しかし、そのような方々にも真摯に向き合って、納得してもらえる説明をしなければいけません。
ですが、無事に手術が終わって家族の臓器が誰かの命を救うために使われたということが分かると、嬉しさを感じる方もいます。
残された家族の悲しみは消えませんが、臓器移植によって少し希望を与えることはできるでしょう。
そんな時、移植コーディネーターとしての使命や喜び、責任感を感じることができるのです。
移植コーディネーターの年収とは?
移植コーディネーターの年収はどれくらいなのでしょうか。
移植コーディネーターの平均年収
下記は移植コーディネーターの平均年収になります。
平均年収 … 約350~450万円
移植コーディネーターの平均年収は、350~450万円ほどです。
基本給に役職手当や住宅手当などの手当が付くことも多いので、給料面での待遇は悪くないと言えます。
しかし、医師や看護師よりは年収が低いので、医療職の中で飛び抜けて給料が良いわけでもありません。
医師や看護師の仕事と移植コーディネーターの仕事を掛け持ちする人も?
中には、医師や看護師として病院に勤務しながら移植コーディネーターの仕事をしている方もたくさんいます。
その場合の給料は、働いている病院によっても変化するでしょう。
また、役職が上がると給料も上がり、平均年収より高い収入を得られる可能性も十分に考えられます。
さらに、休暇などの福利厚生や昇給は手厚いため、一度採用されると長く働くことができるでしょう。
移植コーディネーターの種類によって年収は変動する?
なお、移植コーディネーターといっても「小児移植コーディネーター」や「細胞移植コーディネーター」などの種類があり、その種類によっても年収は変動する可能性があります。
特に、皮膚や角膜などの細胞を移植する際に活躍する細胞移植コーディネーターは非常勤職員やアルバイトであることが多いので、どうしても正社員より給料が低くなります。
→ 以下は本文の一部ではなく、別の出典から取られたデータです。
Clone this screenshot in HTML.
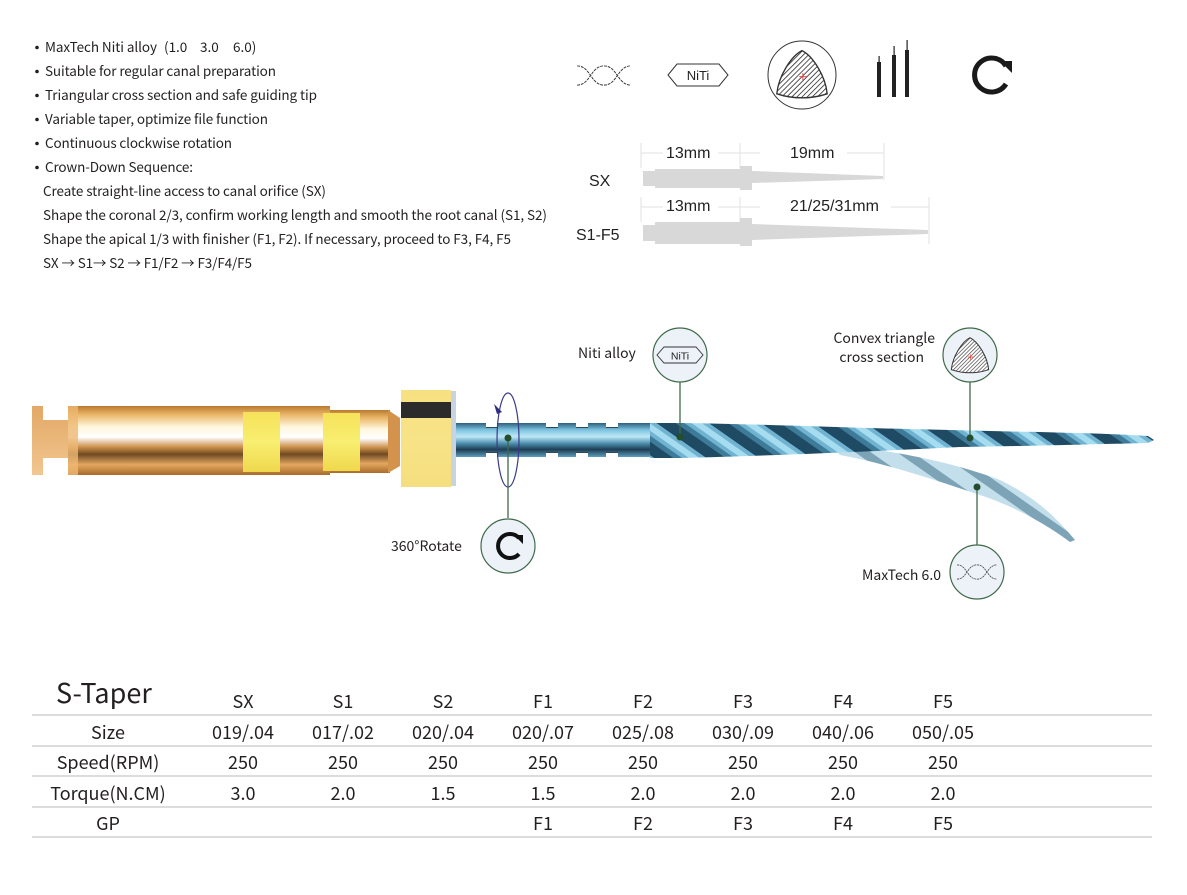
<!DOCTYPE html>
<html><head><meta charset="utf-8"><style>
html,body{margin:0;padding:0;background:#fff;}
svg{display:block;}
.t{font-family:"Liberation Sans","Noto Sans CJK SC",sans-serif;}
.n{font-family:"Noto Sans CJK SC","Liberation Sans",sans-serif;fill:#231f20;}
</style></head><body>
<svg width="1187" height="895" viewBox="0 0 1187 895" xmlns="http://www.w3.org/2000/svg">
<defs>
<linearGradient id="gold" x1="0" y1="0" x2="0" y2="1">
<stop offset="0" stop-color="#b87a30"/><stop offset="0.12" stop-color="#e9b565"/><stop offset="0.3" stop-color="#fff6dc"/><stop offset="0.45" stop-color="#ffffff"/><stop offset="0.6" stop-color="#c98d45"/><stop offset="0.7" stop-color="#6e4a22"/><stop offset="0.85" stop-color="#e3a760"/><stop offset="1" stop-color="#a86c2a"/>
</linearGradient>
<linearGradient id="goldl" x1="0" y1="0" x2="0" y2="1">
<stop offset="0" stop-color="#e2a867"/><stop offset="1" stop-color="#f2c68e"/>
</linearGradient>
<linearGradient id="yel" x1="0" y1="0" x2="0" y2="1">
<stop offset="0" stop-color="#f5e25a"/><stop offset="0.5" stop-color="#f8ee70"/><stop offset="1" stop-color="#efd84d"/>
</linearGradient>
<linearGradient id="blue" x1="0" y1="0" x2="0" y2="1">
<stop offset="0" stop-color="#2c5f7c"/><stop offset="0.2" stop-color="#7cc2df"/><stop offset="0.4" stop-color="#bfe8f6"/><stop offset="0.6" stop-color="#4d8fae"/><stop offset="0.78" stop-color="#1d3d52"/><stop offset="1" stop-color="#5f9fbd"/>
</linearGradient>
<pattern id="str" width="30" height="40" patternUnits="userSpaceOnUse" patternTransform="rotate(-55)">
<rect width="30" height="40" fill="#6fb3d1"/><rect width="11" height="40" fill="#1f4a63"/><rect x="11" width="5" height="40" fill="#3d7b99"/><rect x="20" width="6" height="40" fill="#a6dcef"/>
</pattern>
<pattern id="str2" width="24" height="40" patternUnits="userSpaceOnUse" patternTransform="rotate(-55)">
<rect width="24" height="40" fill="#c3dfeb"/><rect width="9" height="40" fill="#7da3b6"/>
</pattern>
<pattern id="hatch" width="4" height="4" patternUnits="userSpaceOnUse" patternTransform="rotate(45)">
<rect width="4" height="4" fill="#fff"/><rect width="1" height="4" fill="#444"/>
</pattern>
<symbol id="wave" viewBox="0 0 56 24"><path d="M0,2 C14,2 14,22 28,22 C42,22 42,2 56,2 M0,22 C14,22 14,2 28,2 C42,2 42,22 56,22" fill="none" stroke="#333" stroke-width="1" stroke-dasharray="3,1"/></symbol>
<symbol id="tri" viewBox="0 0 60 60"><path d="M30,4 C42,10 56,32 58,52 C40,58 20,58 2,52 C4,32 18,10 30,4 Z" fill="url(#hatch)" stroke="#333" stroke-width="1.5"/><path d="M27,33 h8 M31,29 v8" stroke="#e33" stroke-width="1"/></symbol>
</defs>

<!-- bullet text -->
<g fill="#231f20"><circle cx="37" cy="47.5" r="1.8"/><circle cx="37" cy="71.5" r="1.8"/><circle cx="37" cy="95.5" r="1.8"/><circle cx="37" cy="119.5" r="1.8"/><circle cx="37" cy="143.5" r="1.8"/><circle cx="37" cy="167.5" r="1.8"/></g>
<g class="n" font-size="13.5">
<text x="45" y="52" textLength="112">MaxTech Niti alloy</text><text x="164" y="52">(1.0</text><text x="200" y="52">3.0</text><text x="233" y="52">6.0)</text>
<text x="45" y="76" textLength="231">Suitable for regular canal preparation</text>
<text x="45" y="100" textLength="272">Triangular cross section and safe guiding tip</text>
<text x="45" y="124" textLength="223">Variable taper, optimize file function</text>
<text x="45" y="148" textLength="187">Continuous clockwise rotation</text>
<text x="45" y="172" textLength="148">Crown-Down Sequence:</text>
<text x="43" y="196" textLength="283">Create straight-line access to canal orifice (SX)</text>
<text x="43" y="220" textLength="504">Shape the coronal 2/3, confirm working length and smooth the root canal (S1, S2)</text>
<text x="43" y="244" textLength="468">Shape the apical 1/3 with finisher (F1, F2). If necessary, proceed to F3, F4, F5</text>
<text x="43" y="268" textLength="209">SX → S1→ S2 → F1/F2 → F3/F4/F5</text>
</g>

<!-- top icons -->
<use href="#wave" x="577" y="64" width="54" height="23"/>
<path d="M668,75 L677,64 L719,64 L728,75 L719,86 L677,86 Z" fill="none" stroke="#333" stroke-width="1"/>
<text x="698" y="80" class="t" font-size="13" text-anchor="middle" fill="#222">NiTi</text>
<circle cx="802" cy="75" r="34" fill="none" stroke="#333" stroke-width="1"/>
<use href="#tri" x="775" y="47" width="54" height="54"/>
<rect x="877" y="62" width="4" height="35" fill="#222"/><rect x="878.5" y="56" width="1.2" height="8" fill="#222"/>
<rect x="892" y="55" width="4" height="42" fill="#222"/><rect x="893.5" y="46" width="1.2" height="10" fill="#222"/>
<rect x="905" y="50" width="4" height="47" fill="#222"/><rect x="906.5" y="40" width="1.2" height="11" fill="#222"/>
<path d="M1006,66 A17,17 0 1 0 1006,84" fill="none" stroke="#1a1a1a" stroke-width="5"/>
<path d="M1000,61 L1012,61 L1012,73 Z" fill="#1a1a1a"/>

<!-- dimension diagrams -->
<g stroke="#e2e2e2" stroke-width="1" fill="none">
<path d="M641,143 V168 M740,143 V168 M884,143 V180 M641,153 H663 M718,153 H760 M847,153 H884"/>
<path d="M641,197 V222 M740,197 V222 M929,197 V244 M641,207 H663 M718,207 H760 M891,207 H929"/>
</g>
<path d="M643,171 L655,171 L655,169 L740,169 L740,166 L752,166 L752,171 L883,176 L883,179 L752,183 L752,190 L740,190 L740,188 L655,188 L655,186 L643,186 Z" fill="#d8d8d8"/>
<path d="M643,225 L655,225 L655,222 L740,222 L740,218 L752,218 L752,224 L928,230 L928,234 L752,240 L752,246 L740,246 L740,244 L655,244 L655,241 L643,241 Z" fill="#d8d8d8"/>
<g class="t" fill="#222" font-size="16">
<text x="666" y="158">13mm</text><text x="790" y="158">19mm</text>
<text x="589" y="186">SX</text>
<text x="666" y="211">13mm</text><text x="790" y="211">21/25/31mm</text>
<text x="576" y="240">S1-F5</text>
</g>

<!-- handle -->
<path d="M32,406 H43 V420 H68 V406 H70 V475 H68 V458 H43 V475 H32 Z" fill="url(#goldl)"/>
<rect x="68" y="406" width="262" height="69" fill="url(#gold)"/>
<rect x="68" y="406" width="10" height="69" fill="#eeb873" opacity="0.8"/>
<rect x="330" y="410" width="60" height="63" fill="url(#gold)"/>
<path d="M388,410 L400,418 L400,466 L388,473 Z" fill="#d4934c"/>
<rect x="243" y="412" width="37" height="60" fill="url(#yel)"/>
<rect x="323" y="413" width="37" height="58" fill="url(#yel)"/>
<rect x="401" y="390" width="50" height="97" fill="#f7e08f"/>
<rect x="401" y="390" width="50" height="97" fill="url(#yel)" opacity="0.25"/>
<rect x="401" y="402" width="50" height="16" fill="#2b2b2b"/>
<rect x="451" y="391" width="5" height="95" fill="#c7d3e0"/>

<!-- shaft -->
<rect x="456" y="423" width="200" height="34" fill="url(#blue)"/>
<g fill="#2a4a5e">
<rect x="486" y="423" width="11" height="5"/><rect x="486" y="452" width="11" height="5"/>
<rect x="546" y="423" width="12" height="5"/><rect x="546" y="452" width="12" height="5"/>
<rect x="576" y="423" width="12" height="5"/><rect x="576" y="452" width="12" height="5"/>
<rect x="606" y="423" width="12" height="5"/><rect x="606" y="452" width="12" height="5"/>
</g>
<g fill="#fff"><rect x="486" y="421" width="11" height="6"/><rect x="486" y="453" width="11" height="6"/><rect x="546" y="421" width="12" height="6"/><rect x="546" y="453" width="12" height="6"/><rect x="576" y="421" width="12" height="6"/><rect x="576" y="453" width="12" height="6"/><rect x="606" y="421" width="12" height="6"/><rect x="606" y="453" width="12" height="6"/></g>

<!-- branch blade -->
<path d="M830,445 C900,450 960,465 1000,480 C1030,495 1050,510 1075,540 L1070,542 C1040,520 1010,505 980,495 C930,478 880,462 840,455 Z" fill="url(#str2)"/>
<!-- main blade -->
<path d="M650,423 L680,423 C760,424 850,428 950,430 C1030,432 1100,433 1148,436 L1154,440 L1148,443 C1100,444 1030,446 960,447 C860,452 760,456 680,458 L650,458 Z" fill="url(#str)"/>

<!-- rotation ellipse -->
<ellipse cx="508" cy="440" rx="11" ry="47" fill="none" stroke="#3a3a8a" stroke-width="1.2"/>
<path d="M494,404 L502,412 L497,414 Z" fill="#2e2e80"/>

<!-- callouts -->
<g stroke="#3f6a4a" stroke-width="1.3" fill="none">
<line x1="508" y1="438" x2="508" y2="518"/>
<line x1="680" y1="382" x2="680" y2="437"/>
<line x1="970" y1="382" x2="970" y2="438"/>
<line x1="977" y1="487" x2="977" y2="545"/>
</g>
<g fill="#244d2e"><circle cx="508" cy="438" r="3.5"/><circle cx="680" cy="437" r="3.5"/><circle cx="970" cy="438" r="3.5"/><circle cx="977" cy="487" r="3.5"/></g>
<g fill="#edf2f8" stroke="#3f6a4a" stroke-width="1.2">
<circle cx="508" cy="546" r="27"/><circle cx="680" cy="355" r="27"/><circle cx="970" cy="355" r="27"/><circle cx="977" cy="572" r="27"/>
</g>
<path d="M519,538 A12,12 0 1 0 519,554" fill="none" stroke="#111" stroke-width="4"/>
<path d="M514,535 L523,535 L523,544 Z" fill="#111"/>
<path d="M657,355 L664,347 L696,347 L703,355 L696,363 L664,363 Z" fill="none" stroke="#333" stroke-width="0.9"/>
<text x="680" y="359.5" class="t" font-size="10.5" text-anchor="middle" fill="#222">NiTi</text>
<use href="#tri" x="950" y="335" width="40" height="40"/>
<use href="#wave" x="957" y="563" width="40" height="18"/>

<g class="n" font-size="14">
<text x="578" y="358">Niti alloy</text>
<text x="935" y="343" text-anchor="end">Convex triangle</text>
<text x="924" y="362" text-anchor="end">cross section</text>
<text x="391" y="551">360°Rotate</text>
<text x="941" y="580" text-anchor="end">MaxTech 6.0</text>
</g>

<!-- table -->
<g stroke="#dcdcdc" stroke-width="2">
<line x1="32" y1="715" x2="1152" y2="715"/><line x1="32" y1="746" x2="1152" y2="746"/><line x1="32" y1="776" x2="1152" y2="776"/><line x1="32" y1="807" x2="1152" y2="807"/><line x1="32" y1="837" x2="1152" y2="837"/>
</g>
<g class="n" font-size="18" text-anchor="middle">
<text x="56" y="703" font-size="27" text-anchor="start">S-Taper</text>
<text x="243" y="708">SX</text><text x="343" y="708">S1</text><text x="443" y="708">S2</text><text x="543" y="708">F1</text><text x="643" y="708">F2</text><text x="743" y="708">F3</text><text x="843" y="708">F4</text><text x="943" y="708">F5</text>
<text x="108" y="739">Size</text><text x="243" y="739">019/.04</text><text x="343" y="739">017/.02</text><text x="443" y="739">020/.04</text><text x="543" y="739">020/.07</text><text x="643" y="739">025/.08</text><text x="743" y="739">030/.09</text><text x="843" y="739">040/.06</text><text x="943" y="739">050/.05</text>
<text x="108" y="769">Speed(RPM)</text><text x="243" y="769">250</text><text x="343" y="769">250</text><text x="443" y="769">250</text><text x="543" y="769">250</text><text x="643" y="769">250</text><text x="743" y="769">250</text><text x="843" y="769">250</text><text x="943" y="769">250</text>
<text x="108" y="800">Torque(N.CM)</text><text x="243" y="800">3.0</text><text x="343" y="800">2.0</text><text x="443" y="800">1.5</text><text x="543" y="800">1.5</text><text x="643" y="800">2.0</text><text x="743" y="800">2.0</text><text x="843" y="800">2.0</text><text x="943" y="800">2.0</text>
<text x="108" y="830">GP</text><text x="543" y="830">F1</text><text x="643" y="830">F2</text><text x="743" y="830">F3</text><text x="843" y="830">F4</text><text x="943" y="830">F5</text>
</g>
</svg>
</body></html>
ちなみに、非常勤職員の平均時給は1000~1500円ほどで、正社員と同等の福利厚生を受けることはできません。
移植コーディネーターは不足している?
移植コーディネーターは不足していると言われており、採用人数も1年間に数人ほどと非常に少ないです。
その理由としてはさまざまなことが考えられます。
理由1 知名度が低い
1つ目は、移植コーディネーターの知名度がそれほど高くないこと。
どのような仕事をしているのか分からないため、目指す人も少ないのです。
理由2 業務が忙しい
2つ目は、業務の忙しさ。移植コーディネーターは、臓器移植の手術が行われるとすぐに準備にとりかかります。
よって、1つの手術をするのに3日間ほど病院などで待機する必要があるのです。
しかし、いつ忙しくなるか分からないためスケジュール管理が難しくて、定着しにくいという現状があります。
加えて、移植コーディネーターは、移植者の待機リストを作成するなどのデスクワークも多いため、手術がない時期でも多忙です。
理由3 人材不足で負担が大きくなる
そして、3つ目の理由は、移植手術が増えていること。
アメリカなどに比べるとまだ少ないものの臓器提供数は増加しているため、手術数も増えているのです。
従って、必要な移植コーディネーターの人数も増えていますが、現実的にはなかなか増加していません。
その結果、今いる移植コーディネーターがさらに忙しくなって、定着しにくくなるという悪循環が発生するのです。
今後ますます臓器提供が増加することも考えられるため、多くの方を救うためにも移植コーディネーターを目指してみてはいかがでしょうか。